Tag Archives: The Guardian

Silence

The audio that accompanies this article in The Guardian broke my heart, and I’m still thinking about it, especially when I hear a new seasonal visitor has returned to nest in the forest near our house. I’m not sure why we humans are continuing to ignore warnings that we have very little time to change how we live to ensure future generations of humans and other species can have a livable planet.

I think part of the problem is that the people who wield the most power in the world live in large cities. Some of them possibly have country homes as well, but they do not have a healthy relationship with nature and therefore don’t care about it beyond what it can give them; they try to control it, bend it to their will, extract from the natural world things that will make them more and more money. It is difficult to care about what you can’t see.

When I lived for a brief time in London in the mid-80s, I knew a young woman who had just moved to the UK from the Cayman Islands. Maria and I both shared much of the excitement and challenges of coming from a small place and living in a massive city, but she had a physical challenge I didn’t have: she was often uncomfortable because she had never worn shoes for any long period of time. She grew up walking on bare feet in sand, not because they were poor, because they weren’t, but because they didn’t need shoes. She found the cobbles and pavement of London hard and noisy, wearing shoes and socks constricting.

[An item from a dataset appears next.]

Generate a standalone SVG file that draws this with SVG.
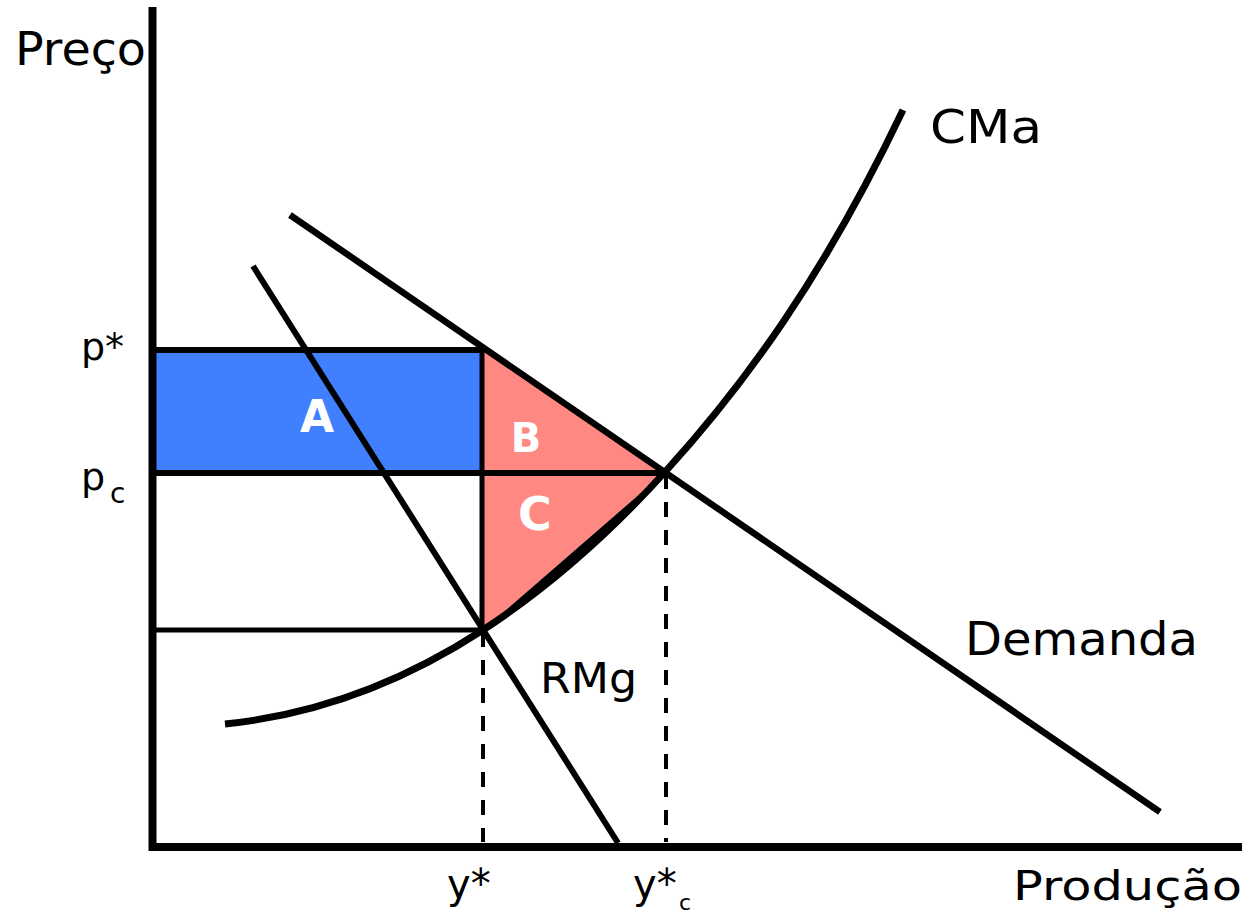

She said couldn’t get the sense of the land, couldn’t feel a part of the place without her feet in the sand, in the soil. She was homesick in part because she missed her family, but just as much because of the loss of a connection to the land and the freedom of living so closely with the natural world. To be honest, I didn’t know what she was talking about. Who wanted to live in a backwards rural setting any more? I certainly didn’t. Give me history and theatre and art and Oxford Street and pubs and life!

I lost touch with Maria, but I would bet she returned to her home, and so did I.

I hear a robin.

Take Down The Statues

Gary Younge explains in The Guardian why he thinks all statues erected to honour notable people should come down. I had started to write my thoughts on this last night after Charlottetown City Council voted yesterday to remove a statue of Canada’s first prime minster, Sir John A. MacDonald, after much debate and controversy, but Gary says it all, and far better than I ever could. Take them all down; the future hates our statues.

Moroccan Harira Soup

My go-to soup for forever has been a spinach and chickpea soup from one of Bonnie Stern’s HeartSmart cookbooks. It is very simple and quick to make with pantry items. It is what I fall back on when I don’t know what else to make for lunch.

Jane Jeffes’ beautiful Moroccan harira soup could just knock the Stern soup out of first place, though. I made it today and it was delicious, simple and uses things I always have on hand (I don’t always have fresh cilantro, but almost always have parsley either fresh in the garden or in the freezer). Most soups and stews benefit from sitting for a day and letting all the flavours mingle, but this was super soup right off the bat. It should be unbelievable tomorrow. Sorry, chickpea and spinach, you had a good run, but we are all about the warming spices now!

Courgette My Love

Feeling a bit “squashed” by zucchini? Only two of my summer squash plants made it through the hens picking most of the garden to death, but, really, there have been plenty of zuccs to go around with only two plants!

Thankfully, The Guardian has a cornucopia of courgette recipes. Just made Nigel Slater’s recipe for sweetcorn cake (I didn’t read the part where it makes two cakes, so ended up with one, which was fine), and last week make this rather odd-sounding but completely delicious Creamy Courgette and Tarragon Cobbler. Both vegetarian and easily made vegan and gluten free.

A pro tip from my mother, who used to grow and freeze oodles of corn: cutting corn off a cob is a lousy and potentially dangerous job, so cook your corn on the cob, then pry the kernels off using a fork. They come off the cob easily as you run the fork along, and stay pretty much whole, so no waste. You also don’t slice your thumb off, which makes everything better. I also find steaming corn is better than boiling it, and that’s what I did for the sweetcorn cake recipe.

Vegan Creole Rice

I subscribe to The Guardian because I deeply value their news reporting, but I also really love so many of their food writers and recipes!

This vegan Creole rice by Meera Sodha is delicious and pretty easy. I’ve made it a few times and it is so reliable. Last night we had it with some Mighty Mushroom Bites (oh, the plastic packaging, but so good and vegan!). Tonight I’ll take the leftovers in another directions and serve them with some of Ranald MacFarland’s sausages.

Recipe hack: use bottled roasted peppers if you can’t be bothered to char your own. If you don’t have the jasmine rice they prescribe, buy a little and try it. And now that you have jasmine rice, try a Kylie Kwong fried rice recipe.